Lafayette, Indiana organizers are used to struggling with a repressive administration–they’ve dealt with successive governors who want to crack down on labor rights and women’s rights. Mike Pence, they note, was behind in the polls for re-election because of the work they had done to defeat him when he was swept up into the Trump campaign and ultimately the vice-presidency. Now “Pence country is spreading” and their organizing is getting correspondingly broader. The March 8 Women’s Strike offered them an opportunity to connect to a growing national movement.

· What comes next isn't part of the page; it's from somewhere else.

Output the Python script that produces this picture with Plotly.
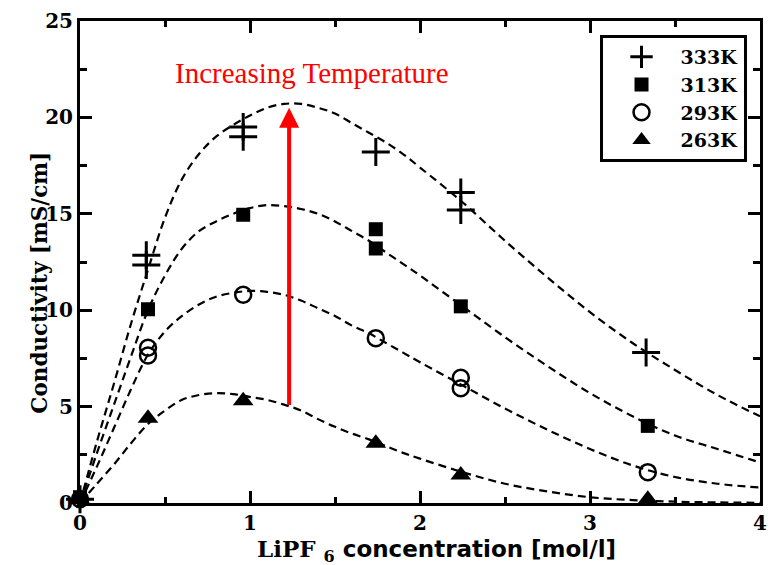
import plotly.graph_objects as go

# ---- data ----
labels = ["333K", "313K", "293K", "263K"]

x333 = [0, 0.39, 0.39, 0.96, 0.96, 1.74, 2.24, 2.24, 3.33]
y333 = [0.2, 12.85, 12.35, 19.5, 19.0, 18.2, 16.1, 15.2, 7.8]

x313 = [0, 0.40, 0.96, 1.74, 1.74, 2.24, 3.34]
y313 = [0.3, 10.05, 14.95, 14.2, 13.2, 10.2, 4.0]

x293 = [-0.085, 0.0, 0.0, 0.40, 0.40, 0.96, 1.74, 2.24, 2.24, 3.34]
y293 = [0.05, -0.95, 0.2, 8.05, 7.65, 10.8, 8.55, 6.5, 5.95, 1.6]

x263 = [0, 0.40, 0.96, 1.74, 2.24, 3.34]
y263 = [0.2, 4.4, 5.3, 3.1, 1.45, 0.2]

# fitted (dashed) curves
fit_x = [0, 0.1, 0.2, 0.3, 0.4, 0.5, 0.6, 0.7, 0.8, 0.9, 1.0, 1.1, 1.2, 1.3, 1.4,
         1.5, 1.6, 1.7, 1.8, 1.9, 2.0, 2.25, 2.5, 2.75, 3.0, 3.25, 3.5, 3.75, 4.0]
fit333 = [0, 3.2, 6.2, 9.3, 12.1, 14.8, 16.8, 18.1, 19.0, 19.6, 20.1, 20.5, 20.7, 20.7, 20.5,
          20.2, 19.7, 19.2, 18.7, 18.1, 17.4, 15.6, 13.6, 11.7, 9.9, 8.3, 6.9, 5.6, 4.5]
fit313 = [0, 2.6, 5.1, 7.6, 10.0, 11.8, 13.2, 14.1, 14.6, 15.0, 15.3, 15.45, 15.4, 15.25, 15.0,
          14.6, 14.1, 13.6, 13.0, 12.4, 11.8, 10.2, 8.6, 7.1, 5.7, 4.5, 3.5, 2.8, 2.1]
fit293 = [0, 1.9, 3.9, 5.9, 7.7, 8.9, 9.7, 10.3, 10.7, 10.9, 11.0, 10.95, 10.8, 10.5, 10.1,
          9.7, 9.2, 8.8, 8.3, 7.8, 7.3, 6.1, 4.9, 3.8, 2.8, 1.95, 1.35, 1.0, 0.8]
fit263 = [0, 1.0, 2.0, 3.1, 4.1, 4.8, 5.35, 5.6, 5.7, 5.65, 5.5, 5.35, 5.1, 4.8, 4.35,
          3.95, 3.6, 3.3, 2.95, 2.6, 2.3, 1.6, 1.0, 0.6, 0.3, 0.15, 0.07, 0.03, 0.01]

arrow_x = 1.23
arrow_y0 = 5.0
arrow_y1 = 20.5

x_ticks = [0, 1, 2, 3, 4]
y_ticks = [0, 5, 10, 15, 20, 25]

SERIF = "DejaVu Serif"
TIMES = "Liberation Serif"
SANS = "DejaVu Sans"

fig = go.Figure()

for fy in [fit333, fit313, fit293, fit263]:
    fig.add_trace(go.Scatter(
        x=fit_x, y=fy, mode="lines", showlegend=False, hoverinfo="skip",
        line=dict(color="black", width=2.2, dash="8px,5px", shape="spline", smoothing=1.0),
    ))

series = [
    (x333, y333, dict(symbol="cross-thin", size=20, color="black", line=dict(width=3, color="black"))),
    (x313, y313, dict(symbol="square", size=14, color="black", line=dict(width=0))),
    (x293, y293, dict(symbol="circle-open", size=16, color="black", line=dict(width=2.5, color="black"))),
    (x263, y263, dict(symbol="triangle-up", size=18, color="black", line=dict(width=0))),
]
for (xs, ys, mk), name in zip(series, labels):
    fig.add_trace(go.Scatter(x=xs, y=ys, mode="markers", name=name, marker=mk, cliponaxis=False))

axis_common = dict(
    showline=True, linecolor="black", linewidth=3, mirror="ticks",
    ticks="inside", ticklen=12, tickwidth=2.5, tickcolor="black",
    showgrid=False, zeroline=False,
    tickfont=dict(family=SERIF, size=20, color="black", weight="bold"),
)

fig.update_xaxes(range=[0, 4], tickvals=x_ticks,
                 minor=dict(dtick=0.5, ticks="inside", ticklen=6, tickwidth=2.5, tickcolor="black"),
                 **axis_common)
fig.update_yaxes(range=[0, 25], tickvals=y_ticks,
                 minor=dict(dtick=2.5, ticks="inside", ticklen=7, tickwidth=2.5, tickcolor="black"),
                 **axis_common)

fig.add_annotation(
    x=arrow_x, y=arrow_y1, ax=arrow_x, ay=arrow_y0, xref="x", yref="y", axref="x", ayref="y",
    text="", showarrow=True, arrowhead=2, arrowsize=1.0, arrowwidth=4, arrowcolor="red", standoff=0,
)
fig.add_annotation(
    x=1.367, y=22.3, xref="x", yref="y", text="Increasing Temperature", showarrow=False,
    font=dict(family=TIMES, size=29, color="red"), xanchor="center", yanchor="middle",
)
fig.add_annotation(
    x=-0.0597, y=0.458, xref="paper", yref="paper", text="Conductivity [mS/cm]", textangle=-90,
    showarrow=False, font=dict(family=SERIF, size=21.5, color="black", weight="bold"),
    xanchor="center", yanchor="middle",
)
fig.add_annotation(
    x=0.524, y=-0.098, xref="paper", yref="paper",
    text="LiPF <sub>6</sub><span style=\"font-family:DejaVu Sans\"> concentration [mol/l]</span>",
    showarrow=False, font=dict(family=SERIF, size=23, color="black", weight="bold"),
    xanchor="center", yanchor="middle",
)

fig.update_layout(
    width=774, height=565,
    margin=dict(l=80, r=7, t=21, b=62),
    paper_bgcolor="white", plot_bgcolor="white",
    showlegend=True,
    legend=dict(
        x=0.764, y=0.971, xanchor="left", yanchor="top",
        bgcolor="white", bordercolor="black", borderwidth=3,
        font=dict(family=SERIF, size=19, color="black", weight="bold"),
        itemsizing="trace", itemwidth=68, tracegroupgap=0,
    ),
)

fig.write_html("out.html")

Melissa Gruver: Our letter mentions that we are striking to reflect on the work that women have done throughout history to labor for us all. Then, to reflect on: What is our next move going forward? I think a lot of those conversations will happen here, even as we are kind of tugging away. Hearing people talk about the Affordable Care Act and sharing their own stories with that. I believe in the power of storytelling and counter-storytelling where people can connect with one another over that and raise their consciousness.

But also, for Younger Women’s Task Force, this is a really good opportunity to continue to build our base and to continue to have conversations about our own campaigns moving forward; which, right now, we have been focusing a lot on reproductive justice and sexual violence against women with an anti-racist framework. Younger Women’s Task Force is really thinking right now about strategic ways to continue to build our organization as it relates to working class women. For us, this was a really great way to connect with some people that maybe we have seen a couple of different times before–you are always thinking, “Hey, we will see you at the next meeting.”

We know that every time we do a public action like this, we gain more folks. Then, with more folks, we can strategize our organizing in the future. We are really focused on our work with Indiana Reproductive Justice Coalition right now, but we really want to make sure we are thinking about and looking to see where working class women are affected in our own local communities and our state.